Bad logical database design results in bad physical database design, and generally results in poor database performance. So, if it is your responsibility to design a database from scratch, be sure you take the necessary time and effort to get the logical database design right. Once the logical design is right, then you also need to take the time to get the physical design right.
Both the logical and physical design must be right before you can expect to get good performance out of your database. If the logical design is not right before you begin the development of your application, it is too late after the application has been implemented to fix it. No amount of fast, expensive hardware can fix the poor performance caused by poor logical database design. [2000, 2005, 2008] Updated 2-3-2009
*****
One strong indicator of poor database design is the use of a lot of SELECT DISTINCTs or UNIONs (not UNION ALL) in your queries. A properly designed database often negates the need for using either of these statements.

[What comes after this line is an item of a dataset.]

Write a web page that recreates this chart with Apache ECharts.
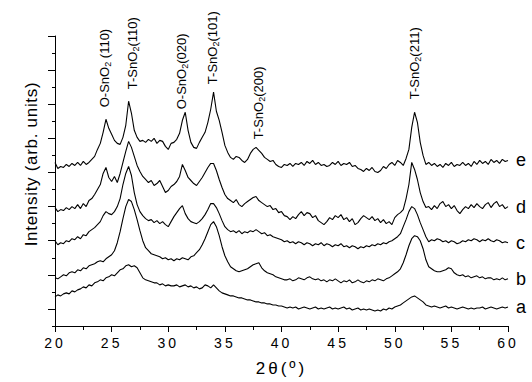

Besides this, using SELECT DISTINCT or UNION uses up a lot of resources, that could be better spent elsewhere speeding up your SQL Server. [2000, 2005, 2008] Updated 2-3-2009
*****
Following standard database normalization recommendations when designing OLTP databases can greatly maximize a database’s performance. Here’s why:
- Helps to reduce the total amount of redundant data in the database. The less data there is, the less work SQL Server has to perform, speeding its performance.
- Helps to reduce the use of NULLS in the database. The use of NULLs in a database can reduce database performance, especially in WHERE clauses.
- Helps to reduce the number of columns in tables, which means that more rows can fit on a single data page, which helps to boost SQL Server read performance.
- Helps to reduce the amount of Transact-SQL code that needs to be written to deal with non-normalized data. The less code there is, the less that has to run, speeding your application’s performance.
- Helps to maximize the use of clustered indexes, the most powerful and useful type of index available to SQL Server. The more data that is separated into multiple tables because of normalization, the more clustered indexes that become available to help speed up data access.
- Helps to reduce the total number of indexes in your database. The less columns tables have, the less need there is for multiple indexes to retrieve it. And the fewer indexes there are, the less negative is the performance effect of INSERTs, UPDATES, and DELETES.
[2000, 2005, 2008] Updated 2-3-2009
*****
If normalizing your OLTP database forces you to create queries with many multiple joins (4 or more), you may want to consider denormalizing some of the tables in order to reduce the number of required joins. Denormalization is the process of selectively taking normalized tables and re-combining the data in them in order to reduce the number of joins needed to produce the necessary query results. Sometimes the addition of a single column of redundant data to a table from another table can reduce a 4-way join into a 2-way join, significantly boosting performance by reducing the time it takes to perform the join.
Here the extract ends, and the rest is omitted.